Would you copy the records below, exactly and only from their first line through the line containing "const y = d3.scaleLinear().domain([72,92]).range([B,T]);", without any pictures?

------------------------------------------------------------

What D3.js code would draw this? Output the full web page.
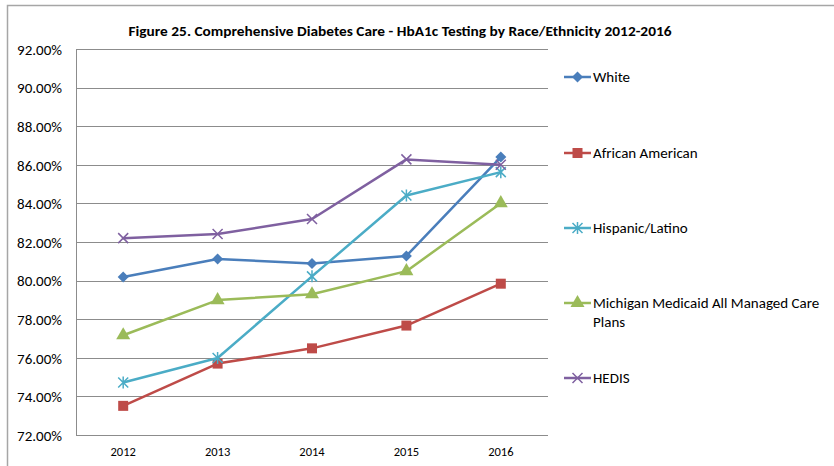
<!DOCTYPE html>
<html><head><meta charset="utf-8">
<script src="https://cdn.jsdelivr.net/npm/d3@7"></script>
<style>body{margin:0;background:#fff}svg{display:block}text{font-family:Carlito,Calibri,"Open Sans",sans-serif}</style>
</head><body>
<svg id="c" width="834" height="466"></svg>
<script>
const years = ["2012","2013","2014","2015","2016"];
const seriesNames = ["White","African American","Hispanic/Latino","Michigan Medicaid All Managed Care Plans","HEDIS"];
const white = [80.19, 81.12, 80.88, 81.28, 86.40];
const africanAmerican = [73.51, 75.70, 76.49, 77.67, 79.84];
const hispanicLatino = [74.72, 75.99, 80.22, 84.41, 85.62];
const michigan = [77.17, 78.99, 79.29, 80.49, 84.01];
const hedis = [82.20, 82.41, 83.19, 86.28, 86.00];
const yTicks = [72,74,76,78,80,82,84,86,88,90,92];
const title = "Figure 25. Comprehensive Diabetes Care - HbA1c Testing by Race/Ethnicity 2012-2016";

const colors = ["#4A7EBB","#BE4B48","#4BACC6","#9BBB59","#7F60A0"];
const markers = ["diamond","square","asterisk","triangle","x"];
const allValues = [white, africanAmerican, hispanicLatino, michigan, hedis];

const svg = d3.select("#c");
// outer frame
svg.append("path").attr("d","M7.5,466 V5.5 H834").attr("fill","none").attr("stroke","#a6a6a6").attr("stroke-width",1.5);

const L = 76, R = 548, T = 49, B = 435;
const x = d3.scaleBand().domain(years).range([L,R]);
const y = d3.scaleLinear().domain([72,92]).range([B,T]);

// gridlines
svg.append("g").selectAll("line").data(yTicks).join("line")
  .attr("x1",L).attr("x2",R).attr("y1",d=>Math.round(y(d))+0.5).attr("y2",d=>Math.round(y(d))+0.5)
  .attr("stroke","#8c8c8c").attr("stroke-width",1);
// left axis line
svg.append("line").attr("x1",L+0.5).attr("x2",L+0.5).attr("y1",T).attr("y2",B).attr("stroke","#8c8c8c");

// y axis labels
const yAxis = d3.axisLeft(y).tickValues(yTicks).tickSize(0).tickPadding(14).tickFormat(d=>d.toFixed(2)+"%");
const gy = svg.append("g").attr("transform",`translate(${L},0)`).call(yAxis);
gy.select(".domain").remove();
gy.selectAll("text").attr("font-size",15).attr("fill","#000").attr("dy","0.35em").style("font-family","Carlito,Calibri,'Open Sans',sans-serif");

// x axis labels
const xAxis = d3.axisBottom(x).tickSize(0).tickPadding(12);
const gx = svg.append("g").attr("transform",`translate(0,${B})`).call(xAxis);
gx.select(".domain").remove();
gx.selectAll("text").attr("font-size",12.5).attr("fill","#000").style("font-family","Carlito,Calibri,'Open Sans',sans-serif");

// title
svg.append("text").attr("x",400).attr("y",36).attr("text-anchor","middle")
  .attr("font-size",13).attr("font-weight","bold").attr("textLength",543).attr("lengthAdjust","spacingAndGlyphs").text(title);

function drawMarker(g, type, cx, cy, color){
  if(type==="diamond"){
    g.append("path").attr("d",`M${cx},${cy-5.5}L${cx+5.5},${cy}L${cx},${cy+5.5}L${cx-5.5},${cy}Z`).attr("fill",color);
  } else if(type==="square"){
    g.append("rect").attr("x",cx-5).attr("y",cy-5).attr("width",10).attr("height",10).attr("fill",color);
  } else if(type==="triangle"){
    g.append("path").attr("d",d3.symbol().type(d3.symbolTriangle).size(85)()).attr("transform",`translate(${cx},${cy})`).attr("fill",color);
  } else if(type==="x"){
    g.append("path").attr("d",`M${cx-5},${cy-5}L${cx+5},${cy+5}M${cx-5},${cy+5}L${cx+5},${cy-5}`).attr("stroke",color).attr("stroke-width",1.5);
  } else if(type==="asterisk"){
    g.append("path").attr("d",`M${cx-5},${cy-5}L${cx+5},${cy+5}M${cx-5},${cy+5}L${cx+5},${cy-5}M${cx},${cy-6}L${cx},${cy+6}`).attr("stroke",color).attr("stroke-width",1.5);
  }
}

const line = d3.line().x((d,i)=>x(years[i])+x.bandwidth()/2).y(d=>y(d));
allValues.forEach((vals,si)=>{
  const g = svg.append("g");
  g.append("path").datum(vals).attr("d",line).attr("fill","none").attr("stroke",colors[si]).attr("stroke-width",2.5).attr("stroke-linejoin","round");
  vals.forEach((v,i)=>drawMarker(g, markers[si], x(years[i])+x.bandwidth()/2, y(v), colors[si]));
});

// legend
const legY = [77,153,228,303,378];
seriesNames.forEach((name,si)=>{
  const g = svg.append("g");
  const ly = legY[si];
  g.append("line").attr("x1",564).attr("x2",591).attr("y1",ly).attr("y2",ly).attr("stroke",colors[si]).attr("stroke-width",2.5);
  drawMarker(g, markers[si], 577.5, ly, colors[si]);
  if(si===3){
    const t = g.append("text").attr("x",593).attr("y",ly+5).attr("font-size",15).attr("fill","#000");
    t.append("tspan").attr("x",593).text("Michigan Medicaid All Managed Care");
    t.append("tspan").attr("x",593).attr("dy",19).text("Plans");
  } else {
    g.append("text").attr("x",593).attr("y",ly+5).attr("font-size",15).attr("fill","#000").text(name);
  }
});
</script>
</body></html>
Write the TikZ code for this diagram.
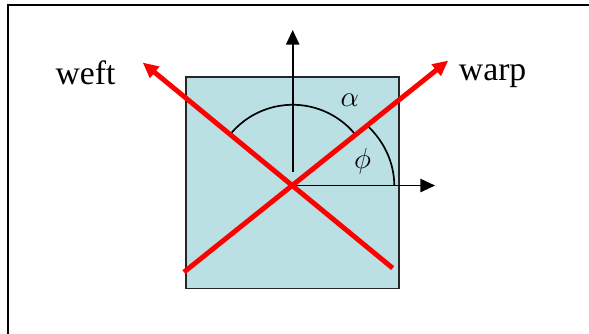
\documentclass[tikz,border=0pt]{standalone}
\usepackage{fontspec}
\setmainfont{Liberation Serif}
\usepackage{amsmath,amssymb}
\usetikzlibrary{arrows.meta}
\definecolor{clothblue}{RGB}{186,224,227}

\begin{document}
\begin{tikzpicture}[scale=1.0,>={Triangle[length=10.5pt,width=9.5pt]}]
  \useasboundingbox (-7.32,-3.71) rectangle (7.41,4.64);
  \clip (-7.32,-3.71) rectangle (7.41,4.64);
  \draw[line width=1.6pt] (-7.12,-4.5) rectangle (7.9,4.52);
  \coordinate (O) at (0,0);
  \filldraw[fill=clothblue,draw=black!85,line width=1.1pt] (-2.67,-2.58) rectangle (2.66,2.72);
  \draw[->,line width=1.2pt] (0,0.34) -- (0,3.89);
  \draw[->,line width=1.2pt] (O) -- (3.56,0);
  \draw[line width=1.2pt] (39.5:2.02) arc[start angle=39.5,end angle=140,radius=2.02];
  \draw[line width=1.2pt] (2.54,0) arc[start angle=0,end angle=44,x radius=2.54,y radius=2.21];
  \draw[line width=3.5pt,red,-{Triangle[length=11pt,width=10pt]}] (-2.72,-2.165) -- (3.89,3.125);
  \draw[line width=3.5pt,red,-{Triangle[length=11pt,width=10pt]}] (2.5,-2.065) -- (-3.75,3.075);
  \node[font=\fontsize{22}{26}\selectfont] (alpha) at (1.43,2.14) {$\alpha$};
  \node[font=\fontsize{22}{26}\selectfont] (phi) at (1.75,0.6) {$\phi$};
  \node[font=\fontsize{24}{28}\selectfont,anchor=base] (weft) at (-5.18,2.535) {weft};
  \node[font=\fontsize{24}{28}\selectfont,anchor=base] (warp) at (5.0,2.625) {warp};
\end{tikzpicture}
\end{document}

------------------------------------------------------------

Solution →
What D3.js code would draw this? Output the full web page.
<!DOCTYPE html>
<html><head><meta charset="utf-8">
<script src="https://cdn.jsdelivr.net/npm/d3@7"></script>
<style>body{margin:0;background:#fff}svg{display:block}text{font-family:Carlito,Calibri,"Open Sans",sans-serif}</style>
</head><body>
<svg id="c" width="834" height="466"></svg>
<script>
const years = ["2012","2013","2014","2015","2016"];
const seriesNames = ["White","African American","Hispanic/Latino","Michigan Medicaid All Managed Care Plans","HEDIS"];
const white = [80.19, 81.12, 80.88, 81.28, 86.40];
const africanAmerican = [73.51, 75.70, 76.49, 77.67, 79.84];
const hispanicLatino = [74.72, 75.99, 80.22, 84.41, 85.62];
const michigan = [77.17, 78.99, 79.29, 80.49, 84.01];
const hedis = [82.20, 82.41, 83.19, 86.28, 86.00];
const yTicks = [72,74,76,78,80,82,84,86,88,90,92];
const title = "Figure 25. Comprehensive Diabetes Care - HbA1c Testing by Race/Ethnicity 2012-2016";

const colors = ["#4A7EBB","#BE4B48","#4BACC6","#9BBB59","#7F60A0"];
const markers = ["diamond","square","asterisk","triangle","x"];
const allValues = [white, africanAmerican, hispanicLatino, michigan, hedis];

const svg = d3.select("#c");
// outer frame
svg.append("path").attr("d","M7.5,466 V5.5 H834").attr("fill","none").attr("stroke","#a6a6a6").attr("stroke-width",1.5);

const L = 76, R = 548, T = 49, B = 435;
const x = d3.scaleBand().domain(years).range([L,R]);
const y = d3.scaleLinear().domain([72,92]).range([B,T]);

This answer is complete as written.